The COB, the French financial regulator, has only last month announced that it was putting regulations in place for funds of funds, which up to then were virtually unregulated. Because of this, Du Fretay, who operates through his company HDF Finance has avoided getting embroiled in the retail market and concentrated on the institutional and the private client arena.
It has taken him nearly two decades to build up E1bn in assets, on the back of some dazzling performance.
Of HDF’s range of 22 funds, 17 are onshore and five offshore, long-short strategies account for just under one half of assets under management, with relative value strategies accounting for a third of assets. There are some long only funds, but these only hold 8% of assets.
But what is unusual about HDF is how it uses the multi-manager concept, where it diversifies very widely. Funds will invest in 15 to 50 underlying funds, and all in all 200 different funds are used. “A large number of managers are used to help control voalatility,” he says.
Research has to be the key and du Fretay reckons over 4,000 pre-selected funds are on its database from which it picks those its blends in its strategies and gives money to. The whole objective is to control and reduce risk, but still provide the returns that are “comparable to directional managers”, as he puts it.
So macro-economic analysis is done using an external economic adviser Sorbonne economics professor Christian de Boissieu, who has worked with HDF for 12 years and has just been appointed as an economic adviser to the French government.
“What is happening at a global macroeconomic level will affect the world economy and investment conditions, relevant for market neutral strategies, long-short and commodities, du Fretay points out.
“Our database shows how different strategies work in different economic cycles.” The portfolios are structured in the light of these developments, he says. This is where the in-house research team of five undertakes manager methodologies, fund manager research and portfolio optimisation.
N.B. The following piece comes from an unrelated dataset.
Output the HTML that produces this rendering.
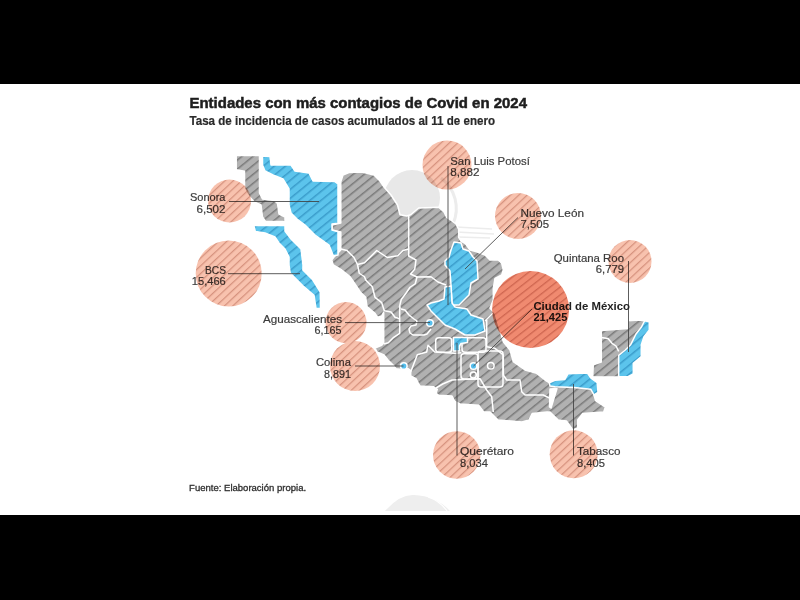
<!DOCTYPE html>
<html><head><meta charset="utf-8">
<style>
html,body{margin:0;padding:0;background:#000;}
body{width:800px;height:600px;overflow:hidden;position:relative;}
svg{position:absolute;left:0;top:0;}
text{font-family:"Liberation Sans",sans-serif;}
</style></head>
<body>
<svg width="800" height="600" viewBox="0 0 800 600">
<defs>
<pattern id="hg" patternUnits="userSpaceOnUse" width="7" height="7" patternTransform="rotate(-39)">
<rect width="7" height="7" fill="#b1b1b1"/><rect y="0" width="7" height="1.5" fill="#7a7a7a"/>
</pattern>
<pattern id="hb" patternUnits="userSpaceOnUse" width="7" height="7" patternTransform="rotate(-39)">
<rect width="7" height="7" fill="#5cc4ec"/><rect y="0" width="7" height="1.5" fill="#3a9ccb"/>
</pattern>
<pattern id="hs" patternUnits="userSpaceOnUse" width="5.7" height="5.7" patternTransform="rotate(-43)">
<rect width="5.7" height="5.7" fill="#f8c2ae"/><rect y="0" width="5.7" height="1.25" fill="#d6927e"/>
</pattern>
<pattern id="hc" patternUnits="userSpaceOnUse" width="6.2" height="6.2" patternTransform="rotate(-38)">
<rect width="6.2" height="6.2" fill="#f08a70"/><rect y="0" width="6.2" height="1.3" fill="#cf6650"/>
</pattern>
</defs>
<rect x="0" y="84" width="800" height="431" fill="#ffffff"/>

<!-- watermark -->
<g fill="none" stroke="#ececec">
<circle cx="412" cy="198" r="28" fill="#e8e8e8" stroke="none"/>
<path d="M441 178 A38 38 0 0 1 453 224" stroke-width="3"/>
<path d="M456 227 L492 229 M456 232 L494 234 M458 237 L490 238" stroke-width="1.6"/>
<path d="M385 511 Q400 494 414 495 Q436 496 450 511 Z" fill="#eeeeee" stroke="none"/><path d="M428 497 Q440 501 447 511" stroke="#fff" stroke-width="1.2"/>
</g>
<!-- map -->
<g id="map" stroke="#fff" stroke-width="1.5" stroke-linejoin="round">
<!-- Baja California -->
<path fill="url(#hg)" d="M236.2,155.5 L259.5,155.5 L259.5,193 L262.5,199 L274.5,200.5 L277.5,203.5 L279,214 L285,217 L285,221.5 L265.5,221.5 L262.5,217 L261,205 L254.2,202 L247.5,194.5 L244.5,188.5 L244.5,171.2 L236.2,169.7 Z"/>
<!-- BCS -->
<path fill="url(#hb)" d="M253.8,225.5 L285,225.5 L285,231 L291,239 L297,245 L301,249 L303,265 L302.9,269.9 L312.4,279.4 L320.3,292 L320.5,308.5 L316,308.5 L314,295.3 L302.9,285.8 L290.2,273 L289,265 L289,257 L285,249 L279,243 L275,237 L265,233 L255.3,231.5 Z"/>
<!-- mainland gray -->
<path fill="url(#hg)" d="M340.8,181.7 L343,175 L349,172.5 L362,172 L374,175 L380,181 L384,187 L391,195 L397.5,205 L400,214.7 L406.7,216 L410.7,214.7 L418.7,208 L438.7,207.3 L444,212 L446.7,217.3 L450.7,220 L456,224 L458.7,229.3 L458.7,237.3 L461,241 L465.3,243.5 L470,250 L476.7,251.7 L485,255 L490,260 L498.3,260 L501.7,263.3 L503.3,270 L501.7,275 L495,278.3 L493.3,288.3 L493.3,300 L490,308.3 L495,313.3 L500,330 L503.3,341.7 L510,350 L513.3,361.7 L525,370 L536.7,373.3 L545,380 L550,383 L555,380.3 L564.7,379.5 L568,373.8 L587.5,373 L590.7,377.9 L597.2,382.7 L598,392.5 L594,395 L595.6,400.6 L605.4,407 L603.7,412 L582.6,413.6 L577.7,420 L577.7,428 L572.9,429.9 L566.4,421 L558.2,420.1 L550,412 L546.9,412 L532.2,413.6 L529,420 L522,422 L498,420 L490,412 L483.7,412 L478.7,405.3 L460,404 L454.7,401.3 L452,396 L438.7,395.3 L436,393.3 L437.3,389.3 L433.3,386.7 L420,386 L418.7,384 L416,378.7 L410.7,376 L410.7,370.7 L408,368.7 L400,369.3 L396,368.7 L393.3,365.3 L388,360 L384,355 L377,352 L375,348 L381.7,345.3 L383.7,342.7 L383.7,312 L381.7,316 L377.7,317.3 L375,313.3 L367,306.7 L365.7,297.3 L360.3,292 L355,284 L350,276.7 L341.7,270 L333.3,265 L331.7,260 L334,257 L340.8,250 L340.8,232 L332,230 L332,225 L340.8,223 Z"/>
<!-- Sonora -->
<path fill="url(#hb)" d="M262.5,156 L270,156.5 L271,165 L291,165 L295,171 L309,173 L313,181 L334.6,181.5 L338,184 L338,223.3 L332,224 L332,230 L338,231.7 L338,255 L333.3,255.8 L329,245 L315,235 L305,225 L297,219 L291,213 L289,205 L289,189 L283,179 L273,175 L265,171 L262.5,165 Z"/>
<!-- Yucatan peninsula gray -->
<path fill="url(#hg)" d="M601.3,330.5 L628,328.5 L628,320.7 L640,320 L645,321 L646,326 L641,336 L638,346 L630,356 L625,377 L592.7,376.7 L593.3,364.7 L601.3,362 Z"/>
<!-- Quintana Roo -->
<path fill="url(#hb)" d="M618.7,376.7 L618.7,355.3 L625.3,350 L630.7,344.7 L636,334 L641.3,327.3 L644,322 L645.3,320.7 L649.3,322 L649.3,330 L644,336.7 L641.3,344.7 L641.3,356.7 L633.3,363.3 L633.3,374 L628,376.7 Z"/>
<!-- internal borders -->
<g fill="none">
<path d="M601.3,337.5 L608,338.5 L612,343.3 L616,346 L618.7,351.3"/>
<path d="M340.8,249 L347,250.5 L354,257.5 L357.5,264.5 L364.5,262.75 L371.5,255.75 L376.75,250.5 L382,254 L387.25,257.5 L397.75,255.75 L403,250.5 L408.7,249"/>
<path d="M408.7,215 L408.7,256 L416,260 L414.7,269.3 L410.5,274 L417,277 L415.25,283.75 L410,287.25 L406.5,292.5 L401.25,299.5 L399.5,306.5 L400,309"/>
<path d="M417,277 L431,276.75 L438,282 L446,285"/>
<path d="M357.5,264.5 L359.25,273.25 L364.5,276.75 L365.7,280 L372.3,286.7 L375,297.3 L381.7,302.7 L384.3,310.7 L391,312 L395,317.3 L399.7,318.7"/>
<path d="M399.7,306 L399.7,333.3 L393.7,337.3 L388.3,342.7 L383.7,344"/>
<path d="M401,309 L405,310 L409,315 L414,319 L417,321 L416,325 L411,326 L409,329 L410,333 L413,335 L424,335 L427,334 L431,329"/>
<path d="M410.7,372 L417.3,354.7 L426.7,352 L428,345.3 L434.7,352 L454.7,353.3 L461.3,352.7"/>
<path d="M436,388 L442.7,384 L452,380 L480,378.7 L486.7,390 L491.7,396.7 L493.3,412"/>
<path d="M486.7,320 L486.7,346.7 L495,348.3 L503.3,355 L503.3,375 L506.7,380 L520,380 L521.7,391.7 L525,395 L543.3,395 L550,398.3 L553,392"/>
<path d="M550,389 L557,388.5 L551,408 L549.5,407 Z" fill="#fff"/>
<rect x="435.7" y="337.7" width="16" height="14.6" rx="3"/>
<rect x="462" y="337.7" width="24" height="14.6" rx="3"/>
<rect x="461" y="353.7" width="17" height="25.3" rx="3"/>
<rect x="478" y="351" width="25" height="36" rx="3"/>
<circle cx="490.8" cy="365.8" r="3.3"/>
<circle cx="473.3" cy="375" r="3"/>
<path d="M485,321 L493,313"/>
</g>
<!-- Nuevo Leon -->
<path fill="url(#hb)" d="M454,242 L461,243 L463,249 L469,251 L473,257 L477,261 L478,279 L471,283 L469,295 L463,301 L459,305 L453,305 L452,303 L451,285 L450,271 L445,265 L445,261 L449,257 L451,250 Z"/>
<!-- SLP -->
<path fill="url(#hb)" d="M445,287 L451,286 L452,303 L455,307 L467,309 L471,315 L483,319 L485,331 L475,335 L465,335 L455,329 L445,325 L439,319 L431,311 L427,305 L431,303 L439,301 L444,299 Z"/>
<!-- Queretaro -->
<path fill="url(#hb)" d="M453.5,337.5 L467.5,337.5 L467.5,342.5 L461,343.5 L459.5,346 L459.5,351 L453.5,351 Z"/>
<!-- Tabasco -->
<path fill="url(#hb)" d="M549.3,382.7 L555,380.3 L564.7,379.5 L568,373.8 L587.5,373 L590.7,377.9 L597.2,382.7 L598,392.5 L594,395 L590.7,389.2 L574.5,387.6 L555,386.8 L550,386 Z"/>
<!-- dots -->
<circle cx="430" cy="323" r="3.3" fill="#55bfee"/>
<circle cx="403.8" cy="366" r="3.3" fill="#55bfee"/>
<circle cx="473.5" cy="366" r="3.3" fill="#55bfee"/>
</g>

<!-- leader lines -->
<g stroke="#404040" stroke-width="0.85" fill="none">
<path d="M229,201.5 L319,201.5"/>
<path d="M228,273.7 L300,273.7"/>
<path d="M448,166 L448,305"/>
<path d="M518,217.5 L465,269"/>
<path d="M628.5,261 L628.5,352"/>
<path d="M532,309 L473.5,366"/>
<path d="M345,322.6 L430,322.6"/>
<path d="M355,366 L403.5,366"/>
<path d="M457,343 L457,455.5"/>
<path d="M573.5,384 L573.5,455.5"/>
</g>

<!-- text -->
<g fill="#262626">
<text x="189.5" y="107.8" font-size="14.8" font-weight="bold" textLength="337.5" lengthAdjust="spacingAndGlyphs" fill="#1e1e1e" stroke="#1e1e1e" stroke-width="0.5">Entidades con más contagios de Covid en 2024</text>
<text x="189.5" y="124.7" font-size="12.4" font-weight="bold" textLength="305.5" lengthAdjust="spacingAndGlyphs" fill="#2a2a2a" stroke="#2a2a2a" stroke-width="0.2">Tasa de incidencia de casos acumulados al 11 de enero</text>
</g>
<g fill="#3c3c3c" font-size="11.8" stroke="#3c3c3c" stroke-width="0.2">
<text x="225.5" y="201" text-anchor="end" textLength="35.5" lengthAdjust="spacingAndGlyphs">Sonora</text>
<text x="225.5" y="213" text-anchor="end" textLength="29" lengthAdjust="spacingAndGlyphs">6,502</text>
<text x="226" y="273.7" text-anchor="end" textLength="21" lengthAdjust="spacingAndGlyphs">BCS</text>
<text x="225.8" y="285.3" text-anchor="end" textLength="34" lengthAdjust="spacingAndGlyphs">15,466</text>
<text x="450.3" y="164.8" textLength="79.5" lengthAdjust="spacingAndGlyphs">San Luis Potosí</text>
<text x="450.3" y="176.2" textLength="29.3" lengthAdjust="spacingAndGlyphs">8,882</text>
<text x="520.5" y="216.7" textLength="63.5" lengthAdjust="spacingAndGlyphs">Nuevo León</text>
<text x="520.5" y="228.3" textLength="28.5" lengthAdjust="spacingAndGlyphs">7,505</text>
<text x="624" y="261.7" text-anchor="end" textLength="70.3" lengthAdjust="spacingAndGlyphs">Quintana Roo</text>
<text x="624" y="273" text-anchor="end" textLength="28.2" lengthAdjust="spacingAndGlyphs">6,779</text>
<text x="342" y="323" text-anchor="end" textLength="79" lengthAdjust="spacingAndGlyphs">Aguascalientes</text>
<text x="341.5" y="334.4" text-anchor="end" textLength="27" lengthAdjust="spacingAndGlyphs">6,165</text>
<text x="351" y="366.4" text-anchor="end" textLength="35" lengthAdjust="spacingAndGlyphs">Colima</text>
<text x="351" y="378" text-anchor="end" textLength="27" lengthAdjust="spacingAndGlyphs">8,891</text>
<text x="460" y="455.4" textLength="54" lengthAdjust="spacingAndGlyphs">Querétaro</text>
<text x="460" y="466.5" textLength="28" lengthAdjust="spacingAndGlyphs">8,034</text>
<text x="577" y="455.4" textLength="43.5" lengthAdjust="spacingAndGlyphs">Tabasco</text>
<text x="577" y="466.5" textLength="28" lengthAdjust="spacingAndGlyphs">8,405</text>
<text x="533.4" y="309.5" font-weight="bold" textLength="96.6" lengthAdjust="spacingAndGlyphs" fill="#222" stroke="none">Ciudad de México</text>
<text x="533.4" y="320.9" font-weight="bold" textLength="34" lengthAdjust="spacingAndGlyphs" fill="#222" stroke="none">21,425</text>
<text x="189.1" y="490.6" font-size="9.6" textLength="117" lengthAdjust="spacingAndGlyphs" fill="#2e2e2e" stroke="#2e2e2e" stroke-width="0.3">Fuente: Elaboración propia.</text>
</g>

<!-- circles (multiply) -->
<g style="mix-blend-mode:multiply">
<circle cx="229.5" cy="201" r="21.5" fill="url(#hs)"/>
<circle cx="228.7" cy="273.5" r="33" fill="url(#hs)"/>
<circle cx="447" cy="165" r="24.5" fill="url(#hs)"/>
<circle cx="518" cy="216" r="23" fill="url(#hs)"/>
<circle cx="630" cy="261.5" r="21.5" fill="url(#hs)"/>
<circle cx="530.6" cy="309.5" r="38.5" fill="url(#hc)"/>
<circle cx="346" cy="322.5" r="20.5" fill="url(#hs)"/>
<circle cx="355" cy="366" r="25" fill="url(#hs)"/>
<circle cx="456.7" cy="455" r="23.7" fill="url(#hs)"/>
<circle cx="573.7" cy="454.3" r="24" fill="url(#hs)"/>
</g>
</svg>
</body></html>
Then a tight control is kept on performance. “We have monthly reports to investors on performance, with managers being monitored by the team on a weekly basis,” he says. “We think transparency is the most important issue – and it is undoubtedly getting better in the industry.” He points to the problem of relative value investing and obtaining the objective valuation of OTC positions in particular. It may be a matter of avoiding certain managers if there is a danger that the valuations can be manipulated. “We would like to see these valuations done by independent professionals.”
When he left Citibank in the 1980s to start HDF, his mission was to help clients choose the managers to put their money with. This has always been the sole business, so multi-management is not a new departure, as it is for many mainline managers who have come into the multi-manager market.
A number of HDF funds have been turning in chart topping performance. “Some of this has been against single manager funds, despite having to charge an extra layer of fees,” he points out with pride.
Du Fretay believes that with this track record he will be able to attract more money. “We would like to grow by 25 to 30%, attracting another E300m, but we do not want to grow too quickly.” He sees this coming from private clients and from institutional investors in Europe. “We could take up to E50m from anyone investor.”
While he is pleased that the COB has taken the step of regulating hedge funds, he is not tempted to go near the retail market. His concern is that the big groups move in on the market. “It cannot be right if banks offer fund of funds through their branch networks, as they will attract too much money. They will find it difficult to invest this properly,” he maintains.